I’ve been friendly with them and watched them play through the years, said Dye. I was also a good friend of Ernie Vossler and Joe Walser Jr., who started that golf course.
Dye first worked with Vossler and Walser, the founders of Landmark Land Company, when he designed a course for them at Sedgefield Country Club in Greensboro, N.C., in 1974. He went on to build Oak Tree National in 1976, then added two more courses at the adjoining Oak Tree Country Club, which opened in 1981.
There’s a house out there by the 14th hole [on Oak Tree National] where my wife [Alice] and I stayed while we built the other two courses, said Dye.
When Dye was retained to build Oak Tree, Vossler and Walser famously asked him to build a championship course with no compromise. Oak Tree hosted the 1984 U.S. Amateur, which was won by Verplank, and the 1988 PGA Championship, won by Jeff Sluman for his only major victory. Before that PGA, one golf magazine labeled Oak Tree the hardest golf course in the world, and to accentuate the label, the club dangled a hangman’s noose from a tree near the 16th green.
In 1988, Oak Tree played 7,015 yards to a par of 71, and its USGA Course Rating™ of 76.9 was the highest in the country, along with the highest possible Slope Rating® of 155. This week, the 50-and-older competitors will play a course listed at 7,219 yards with a Course Rating of 76.3 and a Slope Rating of 154 (the Course Rating is 79.3 for members from the back tees).
Sluman, who understandably harbors fond memories of the place, discussed Oak Tree on Tuesday after his second visit to the course since winning there 26 years ago.
It’s going to be a stern but fair test again, said Sluman, who said he remembered nearly every shot from his final-round 65 in 1988, which included holing out for eagle from 115 yards on the fifth hole. I think there are a few new tees, but it is the golf course I remember. You’d best know where you’re hitting it or it’s going to be a long day for you.
The reason it’s the course that Sluman remembers is that some changes to the layout that were instituted several years ago have been undone. Dye returned to Oak Tree and, as he described it, I put the holes pretty much back to where they were – and rebuilt the greens. In 2009, course architect Tripp Davis completed the bunker, green and the work that Dye started.
As Dye explained it, When Ben Hogan won the U.S. Open at Merion [in 1950], the greens measured about a 6 on the Stimpmeter. In 1988, the Stimpmeter rating was about 9. Today, they want them to be 12, so when I went back, I modified the greens so they could putt them at 11 or 12. I can tell you, the first hole was the worst. I built that green and it was terrible – it was way too severe.
Dye recently returned to The Golf Club in New Albany, Ohio, another of his renowned early designs, and did a similar renovation. It’s the same golf course, the same holes, he said, but the greens and bunkers are modified so that an average guy can go out and play it.
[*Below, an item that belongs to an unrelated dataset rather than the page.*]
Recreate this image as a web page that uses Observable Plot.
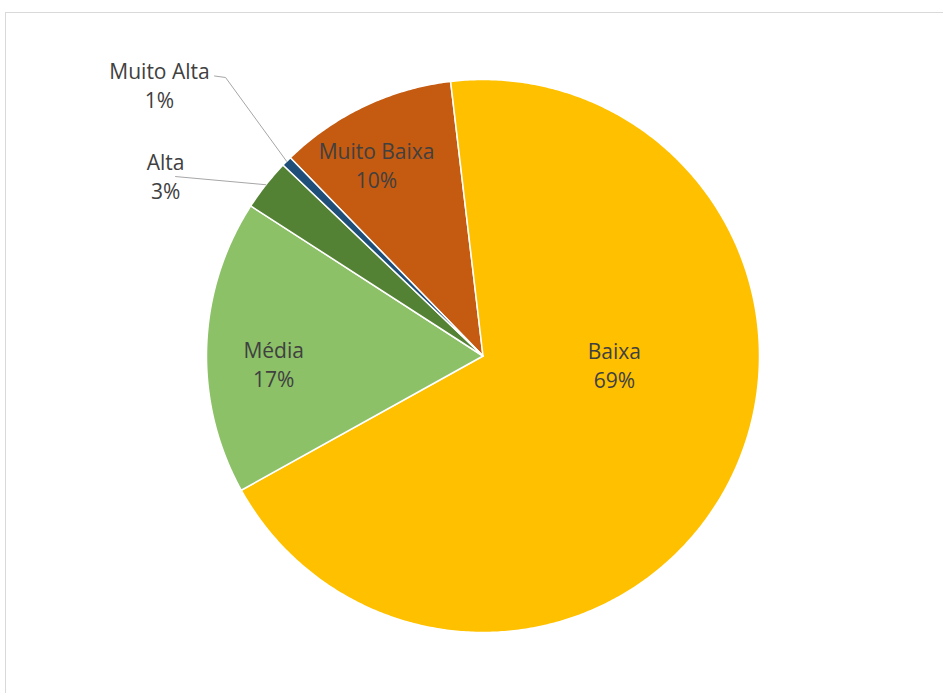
<!DOCTYPE html>
<html>
<head>
<meta charset="utf-8">
<script src="https://cdn.jsdelivr.net/npm/d3@7"></script>
<script src="https://cdn.jsdelivr.net/npm/@observablehq/plot@0.6"></script>
<style>
  html, body { margin: 0; padding: 0; background: #fff; }
  #wrap { position: relative; width: 943px; height: 693px; overflow: hidden; }
  #border { position: absolute; left: 5px; top: 12px; width: 1000px; height: 1000px;
            border: 1.5px solid #d9d9d9; box-sizing: border-box; pointer-events: none; }
  #chart { position: absolute; left: 0; top: 0; }
</style>
</head>
<body>
<div id="wrap"><div id="border"></div><div id="chart"></div></div>
<script>
// ---- data ----
const categories = ["Muito Baixa", "Baixa", "Média", "Alta", "Muito Alta"];
const values = [10.4, 68.8, 17.2, 3.0, 0.6];          // percent
const percentLabels = ["10%", "69%", "17%", "3%", "1%"];

// ---- styling / layout ----
const colors = ["#C55A11", "#FFC000", "#8CC168", "#548235", "#1F4E79"];
const startAngleDeg = -44.17;  // clockwise from 12 o'clock
// label centers in pie-radius units (x right, y down)
const labelPos = [[-0.385, -0.694], [0.475, 0.029], [-0.757, 0.025], [-1.148, -0.653], [-1.170, -0.984]];
// leader line start points (pie-radius units) for outside labels; null = inside label
const leaderStart = [null, null, null, [[-1.112, -0.649]], [[-0.971, -1.0127], [-0.931, -1.0072]]];

const total = d3.sum(values);
const rad = Math.PI / 180;
const pt = (aDeg, r) => [r * Math.sin(aDeg * rad), -r * Math.cos(aDeg * rad)];

let a = startAngleDeg;
const slices = categories.map((c, i) => {
  const a0 = a, a1 = a + values[i] / total * 360;
  a = a1;
  const ring = [[0, 0]];
  const n = Math.max(2, Math.ceil((a1 - a0) / 0.5));
  for (let k = 0; k <= n; k++) ring.push(pt(a0 + (a1 - a0) * k / n, 1));
  ring.push([0, 0]);
  return {type: "Feature", properties: {name: c, color: colors[i], mid: (a0 + a1) / 2},
          geometry: {type: "Polygon", coordinates: [ring]}};
});

const labels = categories.map((c, i) => ({
  text: c + "\n" + percentLabels[i], x: labelPos[i][0], y: labelPos[i][1]
}));

const leaders = categories.map((c, i) => leaderStart[i] ? {
  type: "Feature", properties: {name: c},
  geometry: {type: "LineString", coordinates: [...leaderStart[i], pt(slices[i].properties.mid, 1)]}
} : null).filter(Boolean);

const domain = {type: "MultiPoint", coordinates: [[-1, -1], [1, 1]]};

const chart = Plot.plot({
  width: 943,
  height: 693,
  marginLeft: 206,
  marginRight: 184,
  marginTop: 79,
  marginBottom: 61,
  projection: {type: "identity", domain, inset: 0, clip: false},
  style: {fontFamily: "'Open Sans', sans-serif", background: "transparent"},
  marks: [
    Plot.geo(slices, {fill: d => d.properties.color, stroke: "#ffffff", strokeWidth: 1.5, strokeLinejoin: "round", clip: false}),
    Plot.geo(leaders, {stroke: "#a6a6a6", strokeWidth: 1, fill: "none", clip: false}),
    Plot.text(labels, {x: "x", y: "y", text: "text", fill: "#404040", fontSize: 21, lineHeight: 1.38, textAnchor: "middle", clip: false})
  ]
});
document.getElementById("chart").appendChild(chart);
</script>
</body>
</html>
It’ll be a lot more enjoyable; at least that’s what I hope.
Dye’s designs have hosted several notable USGA championships, including the 1998 and 2012 U.S. Women’s Opens (Blackwolf Run in Kohler, Wis.), the 1994 Women’s Open and the 2009 U.S. Senior Open (Crooked Stick Golf Club in Carmel, Ind.), and the 1994 U.S. Amateur (TPC Sawgrass in Ponte Vedra Beach, Fla.). This year, Dye has a USGA trifecta of sorts, with the U.S. Senior Open being followed by two more championships on his courses in September: the U.S. Women’s Mid-Amateur at Harbour Trees Golf Club in Noblesville, Ind., and the USGA Men’s State Team on the Dye Course at French Lick (Ind.) Resort.
I’ll get out there for a day or so at each of the championships, said Dye, who is working on several current projects, including new courses in Charlottesville, Va.; Savannah, Ga.; and Jacksonville, Fla. I always love watching a tournament at one of my courses to see what they do.